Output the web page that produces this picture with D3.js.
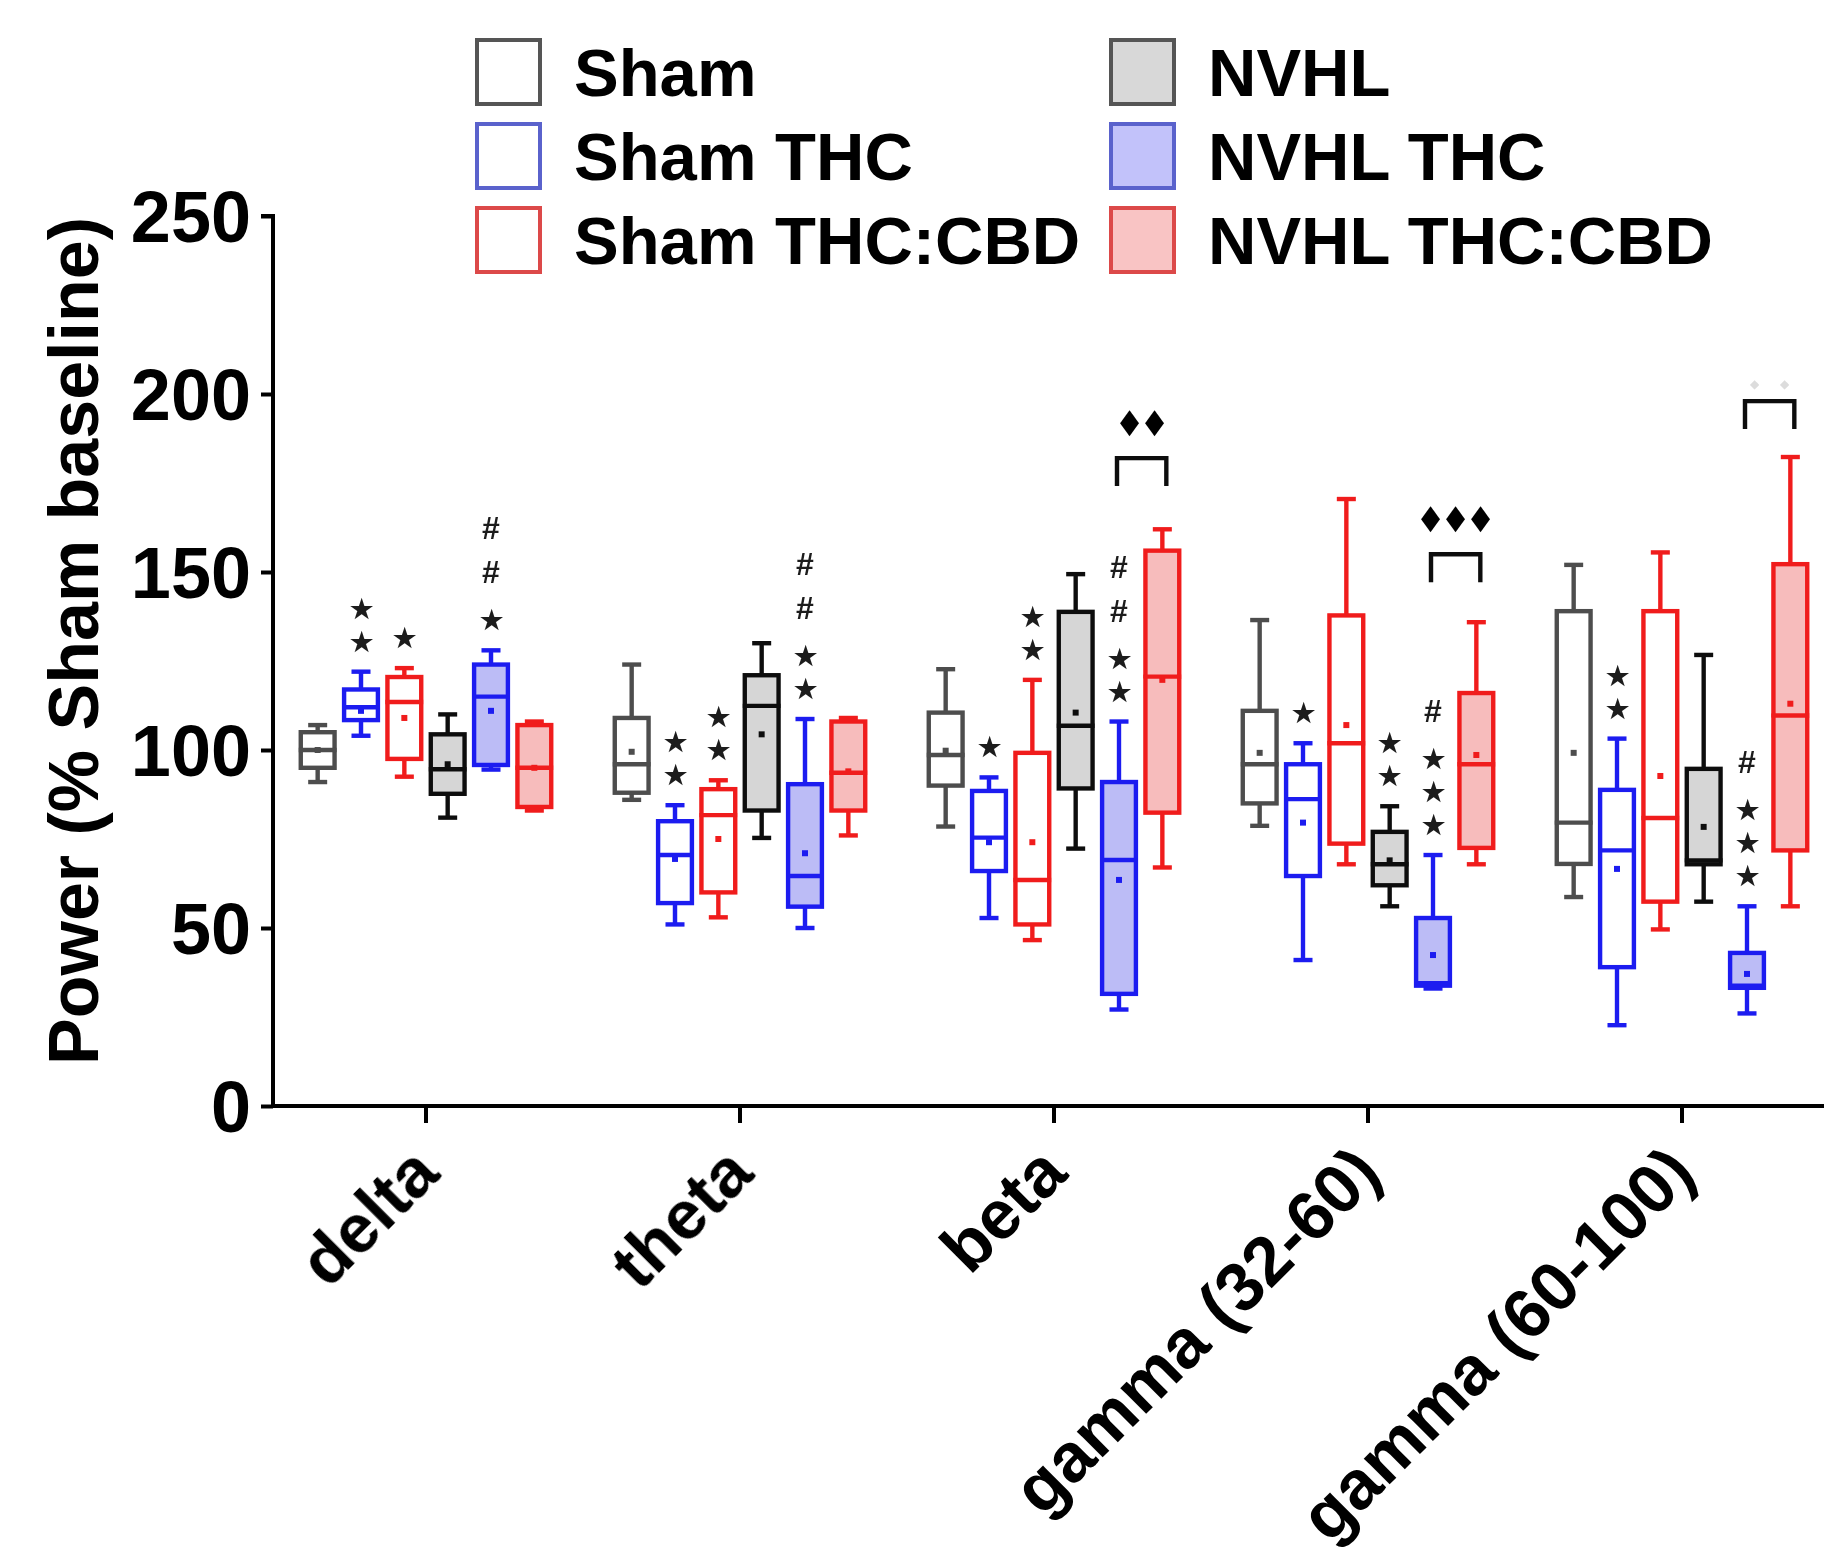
<!DOCTYPE html>
<html>
<head>
<meta charset="utf-8">
<script src="https://cdn.jsdelivr.net/npm/d3@7"></script>
<style>
  html, body { margin: 0; padding: 0; background: #fff; }
  svg { display: block; }
  text { font-family: "Liberation Sans", Arial, sans-serif; }
</style>
</head>
<body>
<svg id="chart" width="1824" height="1555"></svg>
<script>
// Frequency bands and treatment groups
const categories = ["delta", "theta", "beta", "gamma (32-60)", "gamma (60-100)"];
const groups = ["Sham", "Sham THC", "Sham THC:CBD", "NVHL", "NVHL THC", "NVHL THC:CBD"];
const yTicks = [0, 50, 100, 150, 200, 250];

// Box statistics per band: [min, q1, median, q3, max]  (% Sham baseline)
const shamStats = [
  [91, 95, 100, 105, 107],
  [86, 88, 96, 109, 124],
  [78.5, 90, 98.6, 110.5, 122.7],
  [78.7, 85, 96, 111, 136.5],
  [58.7, 68, 79.6, 139, 152]
];
const shamThcStats = [
  [104, 108.4, 112, 117, 122],
  [51, 57, 70.5, 80, 84.5],
  [52.8, 66, 75.4, 88.5, 92.3],
  [41, 64.6, 86.2, 96, 101.9],
  [22.7, 39, 71.8, 88.8, 103.2]
];
const shamThcCbdStats = [
  [92.5, 97.5, 113.5, 120.5, 123],
  [53, 60, 81.7, 89, 91.5],
  [46.6, 51, 63.5, 99.2, 119.7],
  [67.9, 73.7, 101.9, 137.8, 170.5],
  [49.6, 57.4, 80.9, 139, 155.5]
];
const nvhlStats = [
  [81, 87.7, 94.6, 104.4, 110],
  [75.3, 83, 112.4, 121, 130],
  [72.3, 89.2, 106.8, 138.8, 149.4],
  [56.1, 62, 67.9, 77, 84.2],
  [57.4, 67.9, 69, 94.7, 126.7]
];
const nvhlThcStats = [
  [94.5, 95.8, 115, 124, 128],
  [50, 56, 64.6, 90.4, 108.7],
  [27.1, 31.5, 69.1, 91, 108],
  [33, 33.8, 34.5, 52.8, 70.5],
  [26, 33.2, 33.8, 43, 56.1]
];
const nvhlThcCbdStats = [
  [83, 84, 95, 107, 108],
  [76, 83, 93.6, 108, 109],
  [67, 82.4, 120.6, 156, 162],
  [67.9, 72.5, 96, 116, 135.9],
  [56.1, 71.8, 109.7, 152.2, 182.3]
];

// Group means per band
const shamMean = [100, 99.5, 99.8, 99.2, 99.2];
const shamThcMean = [111, 69.4, 74.1, 79.6, 66.6];
const shamThcCbdMean = [109, 75, 74.1, 107, 92.7];
const nvhlMean = [96, 104.4, 110.5, 69, 78.4];
const nvhlThcMean = [111, 71, 63.5, 42.4, 37.1];
const nvhlThcCbdMean = [95, 94, 119.7, 98.6, 113];

// Significance symbols above boxes (listed bottom to top): * vs Sham, # vs NVHL
const sigMarks = [
  { cat: "delta", group: "Sham THC", marks: "**" },
  { cat: "delta", group: "Sham THC:CBD", marks: "*" },
  { cat: "delta", group: "NVHL THC", marks: "*##" },
  { cat: "theta", group: "Sham THC", marks: "**" },
  { cat: "theta", group: "Sham THC:CBD", marks: "**" },
  { cat: "theta", group: "NVHL THC", marks: "**##" },
  { cat: "beta", group: "Sham THC", marks: "*" },
  { cat: "beta", group: "Sham THC:CBD", marks: "**" },
  { cat: "beta", group: "NVHL THC", marks: "**##" },
  { cat: "gamma (32-60)", group: "Sham THC", marks: "*" },
  { cat: "gamma (32-60)", group: "NVHL", marks: "**" },
  { cat: "gamma (32-60)", group: "NVHL THC", marks: "***#" },
  { cat: "gamma (60-100)", group: "Sham THC", marks: "**" },
  { cat: "gamma (60-100)", group: "NVHL THC", marks: "***#" }
];

// NVHL THC vs NVHL THC:CBD comparisons
const brackets = [
  { cat: "beta", level: 182, label: "◆◆", faint: false },
  { cat: "gamma (32-60)", level: 155, label: "◆◆◆", faint: false },
  { cat: "gamma (60-100)", level: 198, label: "◆◆", faint: true }
];

const series = [
  { name: groups[0], stats: shamStats, mean: shamMean, stroke: "#4d4d4d", fill: "#ffffff", legStroke: "#555555", legFill: "#ffffff" },
  { name: groups[1], stats: shamThcStats, mean: shamThcMean, stroke: "#1c1cf0", fill: "#ffffff", legStroke: "#5a62cc", legFill: "#ffffff" },
  { name: groups[2], stats: shamThcCbdStats, mean: shamThcCbdMean, stroke: "#f01c1c", fill: "#ffffff", legStroke: "#dc4848", legFill: "#ffffff" },
  { name: groups[3], stats: nvhlStats, mean: nvhlMean, stroke: "#111111", fill: "#d6d6d6", legStroke: "#555555", legFill: "#d8d8d8" },
  { name: groups[4], stats: nvhlThcStats, mean: nvhlThcMean, stroke: "#1c1cf0", fill: "#bcbcf6", legStroke: "#5a62cc", legFill: "#c2c2fa" },
  { name: groups[5], stats: nvhlThcCbdStats, mean: nvhlThcCbdMean, stroke: "#f01c1c", fill: "#f7bcbc", legStroke: "#dc4848", legFill: "#f9c4c4" }
];

const svg = d3.select("#chart");

// slight softening of the whole figure
svg.append("defs").append("filter").attr("id", "soft")
  .append("feGaussianBlur").attr("stdDeviation", 0.6);
const root = svg.append("g").attr("filter", "url(#soft)");

const axisX = 273, baseY = 1106, topY = 216;
const y = d3.scaleLinear().domain([0, 250]).range([baseY, topY]);
const x = d3.scaleBand().domain(categories).range([269, 1839]).paddingInner(0).paddingOuter(0);
const gx = d3.scaleBand().domain(groups).range([-130, 130]).paddingInner(0.22).paddingOuter(0.11);
const boxW = gx.bandwidth();
const capW = 19;
const lw = 4.4;

const center = (cat, grp) => x(cat) + x.bandwidth() / 2 + gx(grp) + gx.bandwidth() / 2;

// Axes
const yAxis = d3.axisLeft(y).tickValues(yTicks).tickSize(12).tickPadding(10);
const yG = root.append("g").attr("transform", `translate(${axisX},0)`).call(yAxis);
yG.select(".domain").attr("d", `M-12,${topY}H0V${baseY}`).attr("stroke", "#000").attr("stroke-width", 4);
yG.selectAll(".tick line").attr("stroke", "#000").attr("stroke-width", 4);
yG.selectAll(".tick text")
  .attr("font-family", "Liberation Sans, Arial, sans-serif")
  .attr("font-size", 72).attr("font-weight", "bold").attr("fill", "#000")
  .attr("dy", "0.36em");

const xAxis = d3.axisBottom(x).tickSize(17).tickFormat(() => "");
const xG = root.append("g").attr("transform", `translate(0,${baseY})`).call(xAxis);
xG.select(".domain").attr("d", `M${axisX - 2},0H1824`).attr("stroke", "#000").attr("stroke-width", 4);
xG.selectAll(".tick line").attr("stroke", "#000").attr("stroke-width", 4);

// Rotated band labels
root.append("g").selectAll("text").data(categories).join("text")
  .attr("transform", d => `translate(${x(d) + x.bandwidth() / 2 + 16},${baseY + 70}) rotate(-45)`)
  .attr("text-anchor", "end")
  .attr("font-size", 69).attr("font-weight", "bold").attr("fill", "#000")
  .text(d => d);

// Y axis title
root.append("text")
  .attr("transform", `translate(98,${(baseY + topY) / 2 - 20}) rotate(-90)`)
  .attr("text-anchor", "middle")
  .attr("font-size", 70).attr("font-weight", "bold").attr("fill", "#000")
  .text("Power (% Sham baseline)");

// Box plots
const plot = root.append("g");
series.forEach(s => {
  categories.forEach((cat, i) => {
    const [mn, q1, md, q3, mx] = s.stats[i];
    const cx = center(cat, s.name);
    const g = plot.append("g").attr("stroke", s.stroke).attr("stroke-width", lw).attr("fill", "none");
    // whiskers
    g.append("line").attr("x1", cx).attr("x2", cx).attr("y1", y(mx)).attr("y2", y(q3));
    g.append("line").attr("x1", cx).attr("x2", cx).attr("y1", y(q1)).attr("y2", y(mn));
    g.append("line").attr("x1", cx - capW / 2).attr("x2", cx + capW / 2).attr("y1", y(mx)).attr("y2", y(mx));
    g.append("line").attr("x1", cx - capW / 2).attr("x2", cx + capW / 2).attr("y1", y(mn)).attr("y2", y(mn));
    // box
    g.append("rect").attr("x", cx - boxW / 2).attr("width", boxW)
      .attr("y", y(q3)).attr("height", y(q1) - y(q3)).attr("fill", s.fill);
    // median
    g.append("line").attr("x1", cx - boxW / 2 - 2).attr("x2", cx + boxW / 2 + 2)
      .attr("y1", y(md)).attr("y2", y(md));
    // mean
    g.append("rect").attr("x", cx - 3).attr("y", y(s.mean[i]) - 3).attr("width", 6).attr("height", 6)
      .attr("stroke", "none").attr("fill", s.stroke);
  });
});

// Significance symbols
const sigG = root.append("g").attr("fill", "#1a1a1a");
sigMarks.forEach(m => {
  const s = series.find(d => d.name === m.group);
  const i = categories.indexOf(m.cat);
  const cx = center(m.cat, m.group);
  let yy = y(s.stats[i][4]) - 30;
  let prev = null;
  for (const ch of m.marks) {
    if (prev !== null) yy -= (ch === "#" ? (prev === "#" ? 44 : 48) : 33);
    sigG.append("text")
      .attr("x", cx).attr("y", yy)
      .attr("text-anchor", "middle").attr("dominant-baseline", "central")
      .attr("font-family", ch === "#" ? "Liberation Sans, Arial, sans-serif" : "DejaVu Sans, sans-serif")
      .attr("font-weight", "bold")
      .attr("font-size", ch === "#" ? 32 : 26)
      .text(ch === "*" ? "★" : "#");
    prev = ch;
  }
});

// Comparison brackets, with one diamond glyph per significance level
const brG = root.append("g");
brackets.forEach(b => {
  const x1 = center(b.cat, "NVHL THC") - 2;
  const x2 = center(b.cat, "NVHL THC:CBD") + 4;
  const yt = y(b.level);
  brG.append("path")
    .attr("d", `M${x1},${yt + 28}V${yt}H${x2}V${yt + 28}`)
    .attr("fill", "none").attr("stroke", "#111").attr("stroke-width", 4.4);
  const glyphs = Array.from(b.label);
  const pitch = b.faint ? 30 : 25;
  glyphs.forEach((gch, k) => {
    brG.append("text")
      .attr("x", (x1 + x2) / 2 + (k - (glyphs.length - 1) / 2) * pitch)
      .attr("y", b.faint ? yt - 17 : yt - 38)
      .attr("text-anchor", "middle").attr("dominant-baseline", "central")
      .attr("font-family", "DejaVu Sans, sans-serif")
      .attr("font-size", b.faint ? 12 : 26)
      .attr("transform", null)
      .attr("fill", b.faint ? "#dcdcdc" : "#000")
      .attr("style", b.faint ? null : "transform-box: fill-box; transform-origin: center; transform: scale(0.95, 1.3)")
      .text(gch);
  });
});

// Legend
const legend = root.append("g");
const legCols = [477, 1111];
const legRows = [40, 124, 208];
series.forEach((s, k) => {
  const lx = legCols[Math.floor(k / 3)];
  const ly = legRows[k % 3];
  legend.append("rect").attr("x", lx).attr("y", ly).attr("width", 63).attr("height", 64)
    .attr("fill", s.legFill).attr("stroke", s.legStroke).attr("stroke-width", 4);
  legend.append("text").attr("x", lx + 97).attr("y", ly + 32).attr("dy", "0.36em")
    .attr("font-size", 67).attr("font-weight", "bold").attr("fill", "#000")
    .text(s.name);
});
</script>
</body>
</html>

---*---

What to produce:
From the first line of the listing above, repeat every line through the one holding "const yTicks = [0, 50, 100, 150, 200, 250];". Both ends count, and pictures stay out.

Result below:
Output the web page that produces this picture with D3.js.
<!DOCTYPE html>
<html>
<head>
<meta charset="utf-8">
<script src="https://cdn.jsdelivr.net/npm/d3@7"></script>
<style>
  html, body { margin: 0; padding: 0; background: #fff; }
  svg { display: block; }
  text { font-family: "Liberation Sans", Arial, sans-serif; }
</style>
</head>
<body>
<svg id="chart" width="1824" height="1555"></svg>
<script>
// Frequency bands and treatment groups
const categories = ["delta", "theta", "beta", "gamma (32-60)", "gamma (60-100)"];
const groups = ["Sham", "Sham THC", "Sham THC:CBD", "NVHL", "NVHL THC", "NVHL THC:CBD"];
const yTicks = [0, 50, 100, 150, 200, 250];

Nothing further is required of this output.